> [WORK REQUIRED] Retype verbatim only the lines below, starting at the one that contains "Give me the matplotlib source for this chart." and ending at the one that contains "twh_hist = [35.54, 36.62, 37.24, 37.12]". Pictures are excluded from the copy.
-*-
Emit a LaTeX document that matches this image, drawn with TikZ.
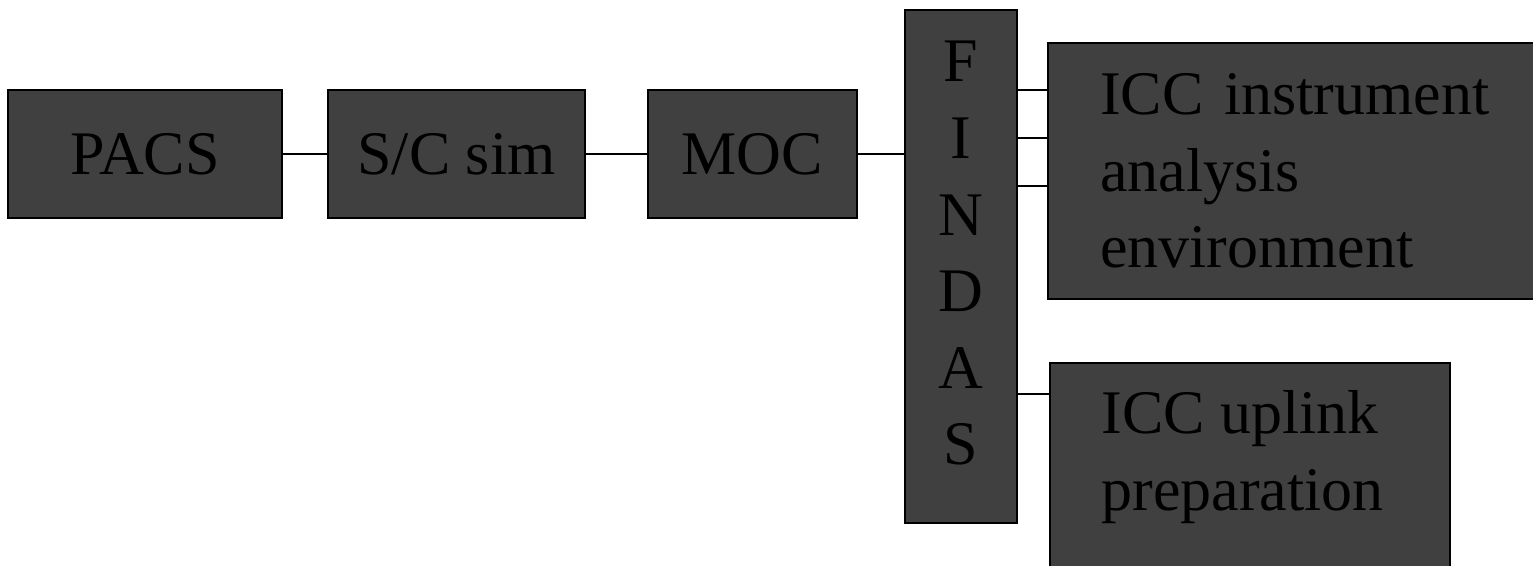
\documentclass[tikz,border=0pt]{standalone}
\usepackage{fontspec}
\setmainfont{Liberation Serif}
\usepackage{tikz}

\definecolor{boxgray}{RGB}{64,64,64}

\begin{document}
\begin{tikzpicture}[x=0.5pt,y=-0.5pt,
  blockbox/.style={draw=black,line width=1pt,fill=boxgray,inner sep=0pt,
    font=\fontsize{31pt}{38.3pt}\selectfont},
  blocktext/.style={inner sep=0pt,font=\fontsize{31pt}{38.3pt}\selectfont},
  link/.style={line width=0.75pt}]

\clip (0,0) rectangle (1533,566);

% chain along the top
\node[blockbox,minimum width=137pt,minimum height=64pt] (pacs) at (145,154) {PACS};
\node[blockbox,minimum width=128.5pt,minimum height=64pt] (scsim) at (456.5,154) {S/C sim};
\node[blockbox,minimum width=104.5pt,minimum height=64pt] (moc) at (752.5,154) {MOC};

% tall archive box
\node[blockbox,minimum width=56pt,minimum height=256.5pt] (findas) at (961,266.5) {};
\node[blocktext,align=center,anchor=north] (findastxt) at (961,41) {F\\I\\N\\D\\A\\S};

% ICC side
\node[blockbox,anchor=north west,minimum width=260pt,minimum height=128pt,
  text width=208pt,inner xsep=26pt,align=left] (instr) at (1047,42)
  {ICC instrument\\analysis\\environment};
\node[blockbox,anchor=north west,minimum width=200pt,minimum height=129pt] (uplink) at (1049,362) {};
\node[blocktext,align=left,anchor=north west] (uplinktxt) at (1101,390) {ICC uplink\\preparation};

\draw[link] (pacs) -- (scsim);
\draw[link] (scsim) -- (moc);
\draw[link] (moc.east) -- (moc.east -| findas.west);
\foreach \y in {90,138,186}
  \draw[link] (findas.east |- 0,\y) -- (instr.west |- 0,\y);
\draw[link] (findas.east |- 0,394) -- (uplink.west |- 0,394);

\end{tikzpicture}
\end{document}
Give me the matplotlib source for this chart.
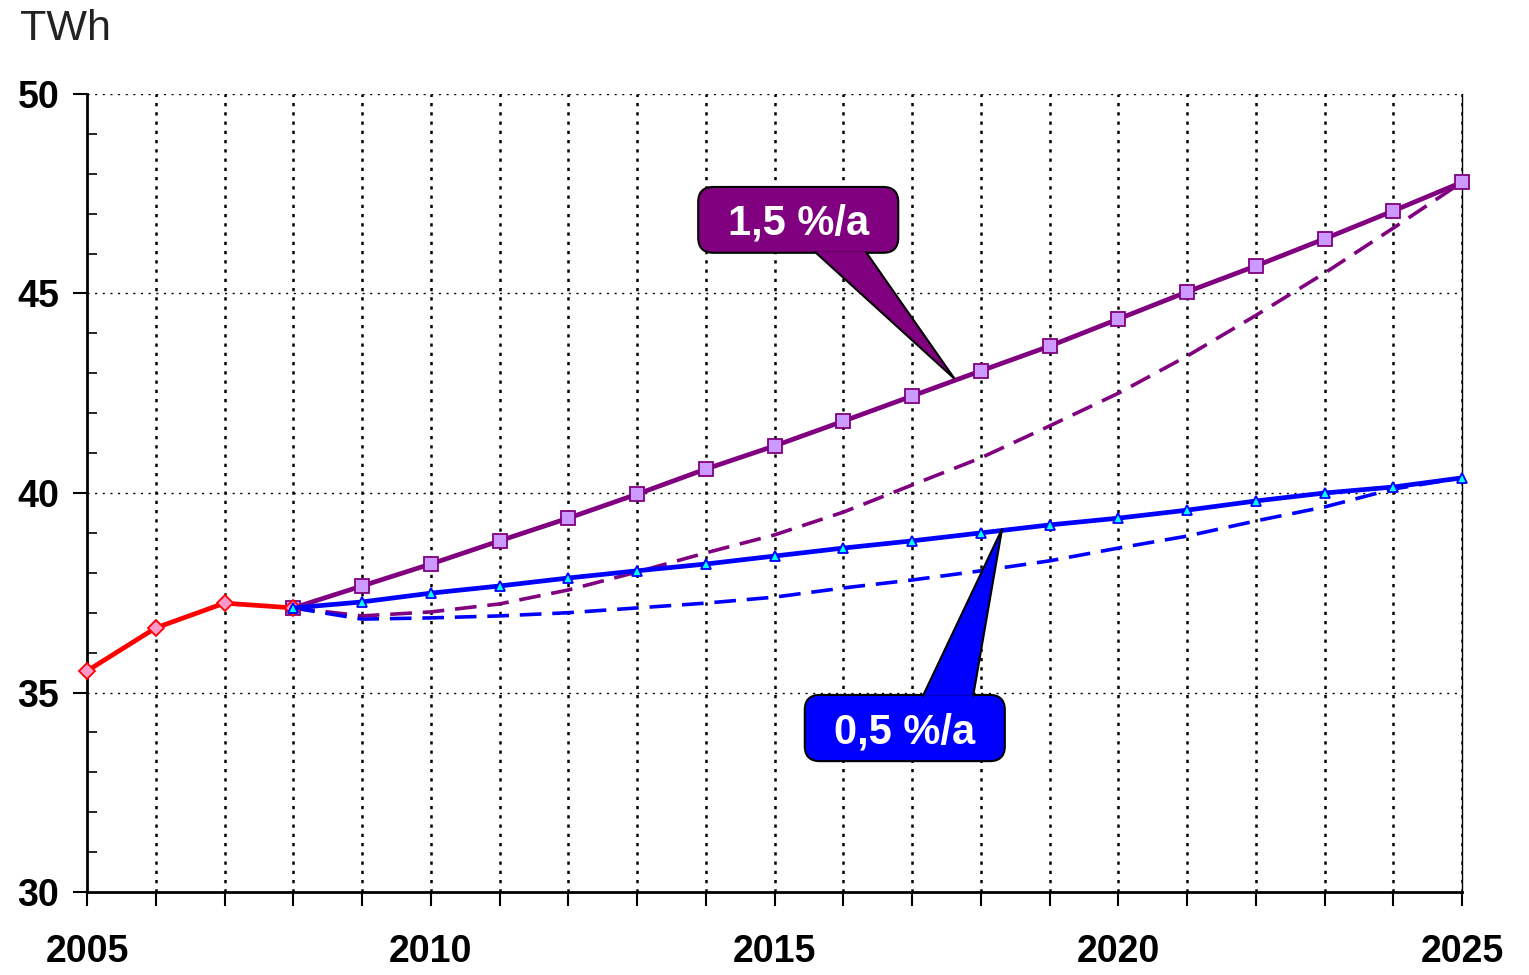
import numpy as np
import matplotlib
matplotlib.use('Agg')
import matplotlib.pyplot as plt
from matplotlib.patches import FancyBboxPatch, Polygon
from matplotlib.ticker import MultipleLocator

plt.rcParams['font.family'] = ['Liberation Sans', 'DejaVu Sans']

# Verbrauch bis 2008 (Ist)
years_hist = [2005, 2006, 2007, 2008]
twh_hist = [35.54, 36.62, 37.24, 37.12]

years_proj = list(range(2008, 2026))
# 1,5 %/a Szenario
twh_15 = [37.12, 37.67, 38.22, 38.80, 39.37, 39.97, 40.60, 41.18, 41.80,
          42.43, 43.06, 43.68, 44.36, 45.04, 45.69, 46.37, 47.07, 47.79]
twh_15_var = [37.12, 36.92, 37.02, 37.22, 37.57, 38.02, 38.50, 38.95, 39.52,
              40.20, 40.88, 41.68, 42.50, 43.43, 44.45, 45.51, 46.64, 47.79]
# 0,5 %/a Szenario
twh_05 = [37.12, 37.27, 37.49, 37.67, 37.87, 38.05, 38.22, 38.42, 38.62,
          38.80, 39.00, 39.20, 39.37, 39.57, 39.80, 40.00, 40.15, 40.38]
twh_05_var = [37.12, 36.84, 36.87, 36.92, 37.00, 37.12, 37.24, 37.39, 37.62,
              37.82, 38.05, 38.30, 38.62, 38.92, 39.30, 39.65, 40.10, 40.38]

PURPLE = '#800080'
BLUE = '#0000FF'
RED = '#FF0000'

fig = plt.figure(figsize=(15.29, 9.75), dpi=100)
ax = fig.add_axes([0.0569, 0.0851, 0.8993, 0.8185])

ax.plot(years_proj, twh_15_var, color=PURPLE, lw=2.6, dashes=(6, 3), zorder=3)
ax.plot(years_proj, twh_05_var, color=BLUE, lw=2.6, dashes=(6, 3), zorder=3)
ax.plot(years_proj, twh_15, color=PURPLE, lw=3.4, marker='s', ms=9.5,
        mfc='#CC99FF', mec=PURPLE, mew=1.3, zorder=4, clip_on=False)
ax.plot(years_proj, twh_05, color=BLUE, lw=3.4, marker='^', ms=7.5,
        mfc='#00FFFF', mec=BLUE, mew=1.3, zorder=5, clip_on=False)
ax.plot(years_hist, twh_hist, color=RED, lw=3.4, marker='D', ms=8,
        mfc='#FF99CC', mec=RED, mew=1.3, zorder=4, clip_on=False)

ax.set_xlim(2005, 2025)
ax.set_ylim(30, 50)

xt = list(range(2005, 2026))
ax.set_xticks(xt)
ax.set_xticklabels([str(y) if y % 5 == 0 else '' for y in xt],
                   fontsize=27, fontweight='bold')
ax.yaxis.set_major_locator(MultipleLocator(5))
ax.yaxis.set_minor_locator(MultipleLocator(1))
for lab in ax.get_yticklabels():
    lab.set_fontsize(27)
    lab.set_fontweight('bold')

ax.tick_params(axis='x', which='major', direction='out', length=10, width=1.5, pad=20)
ax.tick_params(axis='y', which='major', direction='out', length=10, width=1.5, pad=10)
ax.tick_params(axis='y', which='minor', direction='in', length=7, width=1.2)

# Gitter: senkrecht kräftig gepunktet, waagrecht fein
for y in xt[1:]:
    ax.axvline(y, color='black', lw=1.8, ls=(0, (1.3, 2.4)), zorder=1)
for v in [35, 40, 45, 50]:
    ax.axhline(v, color='black', lw=1.0, ls=(0, (1.5, 4)), zorder=1)

ax.spines['top'].set_visible(False)
ax.spines['left'].set_linewidth(2)
ax.spines['bottom'].set_linewidth(2)
ax.spines['right'].set_linewidth(1)

fig.text(0.013, 0.97, 'TWh', fontsize=31, color='#222222', va='center', ha='left')

# Sprechblasen
asp = (1 / 39.9) / (1 / 68.75)


def callout(x0, x1, y0, y1, base, tip, color, text):
    box = FancyBboxPatch((x0, y0), x1 - x0, y1 - y0,
                         boxstyle='round,pad=0,rounding_size=0.22',
                         mutation_aspect=asp, fc=color, ec='black', lw=1.5,
                         zorder=6, clip_on=False)
    ax.add_patch(box)
    tail = Polygon([base[0], tip, base[1]], closed=True, fc=color, ec='none',
                   zorder=7, clip_on=False)
    ax.add_patch(tail)
    ax.plot([base[0][0], tip[0], base[1][0]], [base[0][1], tip[1], base[1][1]],
            color='black', lw=1.5, zorder=8, solid_joinstyle='miter')
    ax.text((x0 + x1) / 2, (y0 + y1) / 2 - 0.1, text, color='white', fontsize=30,
            fontweight='bold', ha='center', va='center', zorder=9)


callout(2013.89, 2016.80, 46.02, 47.67,
        [(2015.59, 46.04), (2016.33, 46.04)], (2017.62, 42.86), PURPLE, '1,5 %/a')
callout(2015.44, 2018.35, 33.28, 34.94,
        [(2017.16, 34.92), (2017.89, 34.92)], (2018.31, 39.10), BLUE, '0,5 %/a')

fig.savefig('out.png', dpi=100)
-*-
> [SOLUTION TO THE EXERCISE]
Give me the matplotlib source for this chart.
import numpy as np
import matplotlib
matplotlib.use('Agg')
import matplotlib.pyplot as plt
from matplotlib.patches import FancyBboxPatch, Polygon
from matplotlib.ticker import MultipleLocator

plt.rcParams['font.family'] = ['Liberation Sans', 'DejaVu Sans']

# Verbrauch bis 2008 (Ist)
years_hist = [2005, 2006, 2007, 2008]
twh_hist = [35.54, 36.62, 37.24, 37.12]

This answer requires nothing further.